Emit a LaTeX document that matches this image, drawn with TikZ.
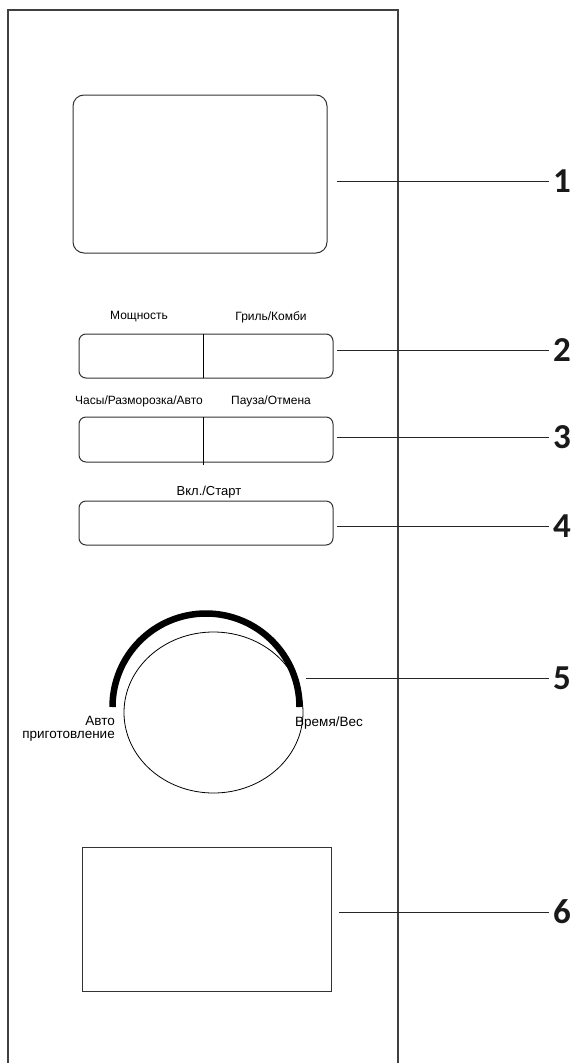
\documentclass[tikz,border=0pt]{standalone}
\usepackage{fontspec}
\setmainfont{Liberation Sans}
\newfontfamily\numfont{Carlito}
\begin{document}
\begin{tikzpicture}[x=1pt,y=-1pt,
  panelline/.style={draw=black!75, line width=1.2pt},
  btn/.style={draw=black!80, line width=1pt, rounded corners=7pt, inner sep=0pt},
  leader/.style={draw=black!85, line width=1pt},
  lbl/.style={font=\fontsize{12}{14}\selectfont, inner sep=0pt},
  knoblbl/.style={font=\fontsize{13.5}{13}\selectfont, inner sep=0pt},
  num/.style={font=\numfont\bfseries\fontsize{35}{35}\selectfont, inner sep=0pt, anchor=west, text=black!90}]
\useasboundingbox (0,0) rectangle (578,1063);
% panel
\draw[panelline] (8,1063) -- (8,10) -- (398,10) -- (398,1063);
% display
\node[btn, rounded corners=11pt, minimum width=254pt, minimum height=158pt] (disp) at (200,174) {};
% button rows
\node[btn, minimum width=254pt, minimum height=44pt] (b2) at (206,356) {};
\draw[line width=1pt] (203,334) -- (203,378);
\node[btn, minimum width=254pt, minimum height=45pt] (b3) at (206,439.5) {};
\draw[line width=1pt] (203,417) -- (203,465);
\node[btn, minimum width=254pt, minimum height=44pt] (b4) at (206,523) {};
% labels
\node[lbl] (l21) at (139,317) {Мощность};
\node[lbl] (l22) at (271,317) {Гриль/Комби};
\node[lbl] (l31) at (139,401) {Часы/Разморозка/Авто};
\node[lbl] (l32) at (271,401) {Пауза/Отмена};
\node[lbl, font=\fontsize{13}{14}\selectfont] (l4) at (209,492) {Вкл./Старт};
% knob
\draw[line width=0.8pt] (213.5,712.5) ellipse [x radius=89.5, y radius=80.5];
\node[inner sep=0pt, minimum size=0pt] (knob) at (213.5,712.5) {};
\draw[line width=6.5pt] (112.5,707) arc[start angle=180, end angle=360, radius=93.5];
\node[knoblbl, anchor=east, align=right] (kl) at (115,729) {Авто\\приготовление};
\node[knoblbl, anchor=west] (kr) at (295,723) {Время/Вес};
% rect 6
\node[draw=black!80, line width=1pt, minimum width=249pt, minimum height=144pt, inner sep=0pt] (r6) at (206.5,919) {};
% leaders and numbers
\node[num] (n1) at (553,181) {1};
\node[num] (n2) at (553,350) {2};
\node[num] (n3) at (553,437) {3};
\node[num] (n4) at (553,526) {4};
\node[num] (n5) at (553,678) {5};
\node[num] (n6) at (553,912) {6};
\coordinate (s1) at (337,181);
\coordinate (s2) at (337,350);
\coordinate (s3) at (337,437);
\coordinate (s4) at (337,526);
\coordinate (s5) at (306,678);
\coordinate (s6) at (339,912);
\foreach \i in {1,...,6} {\draw[leader] (s\i) -- ([xshift=-4pt]n\i.west);}
\end{tikzpicture}
\end{document}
● ● ●
▶ WHAT IS NEEDED: With the pictures left out, transcribe the material exactly.

▶ RESPONSE TO THIS EXERCISE:
Emit a LaTeX document that matches this image, drawn with TikZ.
\documentclass[tikz,border=0pt]{standalone}
\usepackage{fontspec}
\setmainfont{Liberation Sans}
\newfontfamily\numfont{Carlito}
\begin{document}
\begin{tikzpicture}[x=1pt,y=-1pt,
  panelline/.style={draw=black!75, line width=1.2pt},
  btn/.style={draw=black!80, line width=1pt, rounded corners=7pt, inner sep=0pt},
  leader/.style={draw=black!85, line width=1pt},
  lbl/.style={font=\fontsize{12}{14}\selectfont, inner sep=0pt},
  knoblbl/.style={font=\fontsize{13.5}{13}\selectfont, inner sep=0pt},
  num/.style={font=\numfont\bfseries\fontsize{35}{35}\selectfont, inner sep=0pt, anchor=west, text=black!90}]
\useasboundingbox (0,0) rectangle (578,1063);
% panel
\draw[panelline] (8,1063) -- (8,10) -- (398,10) -- (398,1063);
% display
\node[btn, rounded corners=11pt, minimum width=254pt, minimum height=158pt] (disp) at (200,174) {};
% button rows
\node[btn, minimum width=254pt, minimum height=44pt] (b2) at (206,356) {};
\draw[line width=1pt] (203,334) -- (203,378);
\node[btn, minimum width=254pt, minimum height=45pt] (b3) at (206,439.5) {};
\draw[line width=1pt] (203,417) -- (203,465);
\node[btn, minimum width=254pt, minimum height=44pt] (b4) at (206,523) {};
% labels
\node[lbl] (l21) at (139,317) {Мощность};
\node[lbl] (l22) at (271,317) {Гриль/Комби};
\node[lbl] (l31) at (139,401) {Часы/Разморозка/Авто};
\node[lbl] (l32) at (271,401) {Пауза/Отмена};
\node[lbl, font=\fontsize{13}{14}\selectfont] (l4) at (209,492) {Вкл./Старт};
% knob
\draw[line width=0.8pt] (213.5,712.5) ellipse [x radius=89.5, y radius=80.5];
\node[inner sep=0pt, minimum size=0pt] (knob) at (213.5,712.5) {};
\draw[line width=6.5pt] (112.5,707) arc[start angle=180, end angle=360, radius=93.5];
\node[knoblbl, anchor=east, align=right] (kl) at (115,729) {Авто\\приготовление};
\node[knoblbl, anchor=west] (kr) at (295,723) {Время/Вес};
% rect 6
\node[draw=black!80, line width=1pt, minimum width=249pt, minimum height=144pt, inner sep=0pt] (r6) at (206.5,919) {};
% leaders and numbers
\node[num] (n1) at (553,181) {1};
\node[num] (n2) at (553,350) {2};
\node[num] (n3) at (553,437) {3};
\node[num] (n4) at (553,526) {4};
\node[num] (n5) at (553,678) {5};
\node[num] (n6) at (553,912) {6};
\coordinate (s1) at (337,181);
\coordinate (s2) at (337,350);
\coordinate (s3) at (337,437);
\coordinate (s4) at (337,526);
\coordinate (s5) at (306,678);
\coordinate (s6) at (339,912);
\foreach \i in {1,...,6} {\draw[leader] (s\i) -- ([xshift=-4pt]n\i.west);}
\end{tikzpicture}
\end{document}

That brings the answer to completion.